When it comes down to personal files and data, most people still use their hard drives as a main method of storage. This is because storing data on a hard drive is easy and convenient. Dragging a file into a folder is something which most of us know how to do, it is also the closest available method we have as it can be done on our personal computers or even our spare hard drives. However, this method does have certain risks associated to it which can leave us prone to incidents of data loss.

Hard drives can fail

This is the first thing to know about hard drives, they can indeed fail and make us loose our data. This failure can happen on both a hardware and software level, which can have the consequence of making our files inaccessible; or even gone for good. Hard drives can break physically, especially older mechanical HDD’s which contain a lot of moving parts. Those drives have data stored on a magnetic disk which is read by an arm system, very similar to a compact disk. If a mechanical hard drive is victim of a physical shock (falling on the floor or even being transported with too much movement), the mechanical arm which reads the data from the magnetic disk can be slightly moved out of its axis, causing it to be unable to read the data any longer. Also, mechanical parts will suffer wear and tear, giving hard drives a limited lifespan.

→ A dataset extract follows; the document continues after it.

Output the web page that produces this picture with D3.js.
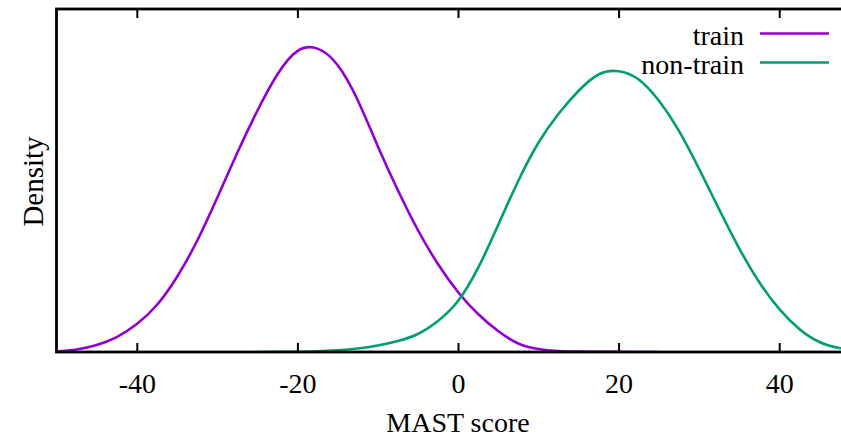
<!DOCTYPE html>
<html>
<head>
<meta charset="utf-8">
<script src="https://cdn.jsdelivr.net/npm/d3@7"></script>
<style>
  html, body { margin: 0; padding: 0; background: #fff; }
  svg { display: block; }
  text { font-family: "Liberation Serif", "Times New Roman", serif; fill: #000; }
</style>
</head>
<body>
<svg id="chart" width="841" height="438"></svg>
<script>
// ---- data (x = MAST score, y = density) ----
const seriesNames = ["train", "non-train"];
const seriesColors = ["#9400d3", "#009e73"];

const trainX = [-50, -47.5, -45, -42.5, -40, -37.5, -35, -32.5, -30, -27.5, -25, -22.5, -20, -17.5,
                -15, -12.5, -10, -7.5, -5, -2.5, 0, 2.5, 5, 7.5, 10, 12.5, 15, 17.5, 20, 22.5, 25];
const trainY = [0.00006, 0.00032, 0.0009, 0.00192, 0.00359, 0.00603, 0.00962, 0.01424, 0.01976, 0.02553, 0.03092, 0.03560, 0.03860, 0.03892,
                0.03682, 0.03233, 0.02643, 0.02078, 0.01565, 0.01129, 0.0077, 0.00487, 0.00269, 0.00109, 0.00038, 0.00013, 0.00005, 0.00002, 0.00001, 0, 0];

const nonTrainX = [-25, -22.5, -20, -17.5, -15, -12.5, -10, -7.5, -5, -2.5, 0, 2.5, 5, 7.5, 10, 12.5, 15, 17.5, 20,
                   22.5, 25, 27.5, 30, 32.5, 35, 37.5, 40, 42.5, 45, 47.5, 50];
const nonTrainY = [0, 0.00001, 0.00004, 0.0001, 0.00023, 0.00045, 0.00083, 0.00141, 0.00231, 0.00398, 0.00654, 0.01078, 0.01629, 0.02194, 0.02681, 0.03053, 0.03348, 0.03560, 0.03602,
                   0.03496, 0.03226, 0.02841, 0.02354, 0.01834, 0.01334, 0.00898, 0.00552, 0.00295, 0.00128, 0.00051, 0.00019];

const xTicks = [-40, -20, 0, 20, 40];
const xDomain = [-50, 50];
const yDomain = [0, 0.044];
const xLabel = "MAST score";
const yLabel = "Density";

// ---- layout ----
(function () {
const svg = d3.select("#chart");
const pLeft = 56.5, pRight = 859.5, pTop = 9, pBottom = 352;
const fontSize = 28;

const x = d3.scaleLinear().domain(xDomain).range([pLeft, pRight]);
const y = d3.scaleLinear().domain(yDomain).range([pBottom, pTop]);

const series = [
  { name: seriesNames[0], color: seriesColors[0], pts: trainX.map((v, i) => [v, trainY[i]]) },
  { name: seriesNames[1], color: seriesColors[1], pts: nonTrainX.map((v, i) => [v, nonTrainY[i]]) }
];

svg.append("defs").append("clipPath").attr("id", "clip")
  .append("rect").attr("x", pLeft).attr("y", pTop).attr("width", pRight - pLeft).attr("height", pBottom - pTop);

const line = d3.line()
  .x(d => x(d[0]))
  .y(d => y(d[1]))
  .curve(d3.curveNatural);

svg.append("g").attr("clip-path", "url(#clip)")
  .selectAll("path").data(series).join("path")
  .attr("d", d => line(d.pts))
  .attr("fill", "none")
  .attr("stroke", d => d.color)
  .attr("stroke-width", 2.6)
  .attr("stroke-linejoin", "round");

// axes (ticks inward)
const bottomAxis = d3.axisBottom(x).tickValues(xTicks).tickSize(-9).tickPadding(0);
const gB = svg.append("g").attr("transform", `translate(0,${pBottom})`).call(bottomAxis);
gB.select(".domain").remove();
gB.selectAll(".tick line").attr("stroke", "#000").attr("stroke-width", 2);
gB.selectAll(".tick text")
  .attr("y", 41).attr("dy", null)
  .style("font-size", fontSize + "px")
  .style("font-family", '"Liberation Serif", serif')
  .text(d => d < 0 ? "-" + Math.abs(d) : String(d));

const topAxis = d3.axisTop(x).tickValues(xTicks).tickSize(-9).tickFormat("");
const gT = svg.append("g").attr("transform", `translate(0,${pTop})`).call(topAxis);
gT.select(".domain").remove();
gT.selectAll(".tick line").attr("stroke", "#000").attr("stroke-width", 2);

// border
svg.append("rect")
  .attr("x", pLeft).attr("y", pTop).attr("width", pRight - pLeft).attr("height", pBottom - pTop)
  .attr("fill", "none").attr("stroke", "#000").attr("stroke-width", 2.8);

// axis titles
svg.append("text")
  .attr("x", 458).attr("y", 432)
  .attr("text-anchor", "middle")
  .style("font-size", fontSize + "px")
  .text(xLabel);

svg.append("text")
  .attr("transform", `translate(43,181.5) rotate(-90)`)
  .attr("text-anchor", "middle")
  .style("font-size", "29px")
  .text(yLabel);

// legend
const legend = svg.append("g");
series.forEach((s, i) => {
  const ly = 33.5 + i * 29;
  legend.append("text")
    .attr("x", 744).attr("y", ly + 11)
    .attr("text-anchor", "end")
    .style("font-size", fontSize + "px")
    .text(s.name);
  legend.append("line")
    .attr("x1", 760).attr("x2", 829)
    .attr("y1", ly).attr("y2", ly)
    .attr("stroke", s.color).attr("stroke-width", 2.6);
});
})();
</script>
</body>
</html>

Recovering a broken hard drive

Some people might think that opening the hard drive and putting things back together will get the drive to work again but the reality is that all the internal parts (especially the magnetic disk) are extremely sensitive to dust, finger prints and other external influences. This means that attempting to do so will most likely lead to the hard drive failing altogether, making the data very hard to recover.Of course broken hard drives can be recovered, but it is a job best left to be done by experts and professionals. The operations involved in hard drive recovery require a safe clinical environment free from dust and unwanted magnetic or electrical discharges. Most home environments are therefore not suited to that purpose.

Best alternatives to hard drive storage

This article shows that hard drives might not be the most reliable ways to keep storage over time and that there is a need to use other methods to keep our data safe and loss-proof. The best alternative method to hard drive storage is online storage, also referred to as cloud storage. This allows us to upload our data onto existing online servers which are catered for that exact purpose. Services such as Dropbox will allow us to store a certain amount of data for free; offering payed packages for bigger amounts of data. Their servers are designed to be fail proof; meaning they have spare copies of our data spread across different online drives. Should one drive fail, other drives will keep those backups, ensuring we do not lose our data. Cloud storage can be accessed from any online computer with the right credentials so not only is cloud storage safer, it also offers better accessibility.

This does not make using our own hard drives redundant though, but it shows that any important data should really be backed up multiple times to prevent incidents of total data loss. So whether it is using multiple hard drives or online cloud storage, the emphasis remains on the owner of the data to take the necessary precautions to make sure that their data is backed up safely.